“Most people do not listen with the intent to understand; they listen with the intent to reply.”
– Stephen R. Covey
When it comes to managing our finances, listening to too many voices can be dangerous. It’s often said that when buying a car, the more people we speak to, the more confused we’ll become! The same is true of your finances.
However – another problem we face is that we listen to reply, and not to understand. Again, with the complexity of life, this can be a major pitfall to our planning.
Times of festivities and celebrations are often paradoxical in that we want to see friends and family but don’t necessarily want their advice. Inevitably, they have opinions that challenge our own, and they’re all too willing to offer advice that we haven’t asked for.
This is okay – we don’t have to take their advice too seriously, especially when managing our money. You can choose to stick to the advice of your trusted financial advisor.
At WellsFaber, we want to help you avoid common financial planning and investment mistakes. This doesn’t happen once a year at a lunch party where the financial conversations tend to be rather superficial. This happens regularly and only after deeper conversations around meaning and purpose have been explored and brought into context by the money you have.
This is instrumental in helping you make decisions that are right for your circumstances and, importantly, helping you to avoid the pitfalls of investing on your own. Recently published on Allan Gray’s website, here are some powerful reminders of why those who have financial advisors (and take their advice…) fare financially better.
Investing without a plan
A well-crafted financial plan is a critical starting point for achieving financial freedom. If you don’t know where you’re going, how will you know when you get there? An advisor will help you to develop a workable plan to suit your personal financial goals and needs.
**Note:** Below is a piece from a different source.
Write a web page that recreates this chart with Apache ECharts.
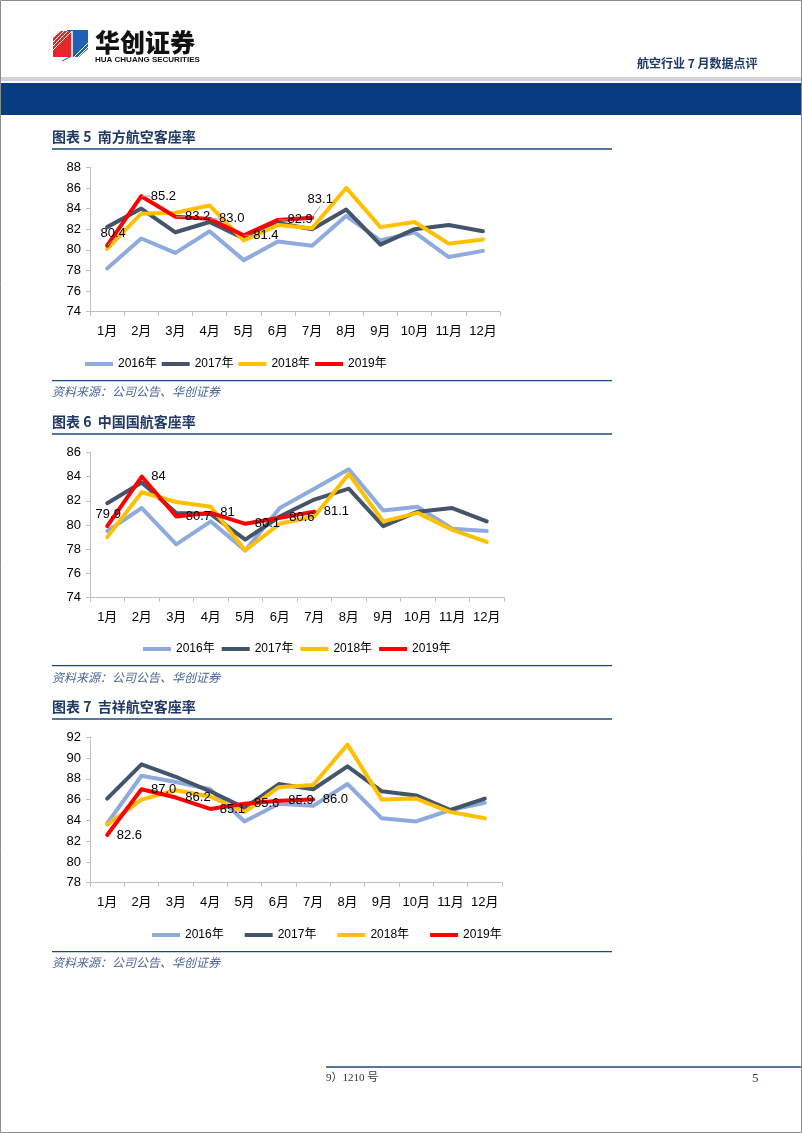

Investing in the wrong product
The choice of products available is mind-boggling. Different products have different tax structures and different objectives. An advisor can help you make the choices that suit your circumstances.
Forgetting inflation
Time can erode the value of your money, leaving you able to buy less with the same amount of rands. This is called inflation. By putting your money in the right investment, an advisor can help you achieve returns that, at least, compensate you for the length of time that you invest so that the value of your money is maintained.
‘Blowing’ your retirement savings when changing jobs
It’s essential to preserve your retirement savings when you change jobs or if you are retrenched. If you don’t, you probably won’t be able to retire with enough money to live on. An advisor will encourage you to keep your savings intact.
Acting on your emotions
Investors are known to be bad at timing the market and basing investment decisions on emotions. In addition, they tend to switch between investments too often, destroying the value of their savings. An advisor could help you avoid this pitfall.
So – who’s advice do you want to take seriously? When someone has skills, experience and qualifications that can help you AND has spent time understanding your needs and helping you put a plan in place that reflects your goals and your risk appetite – you take their advice, seriously.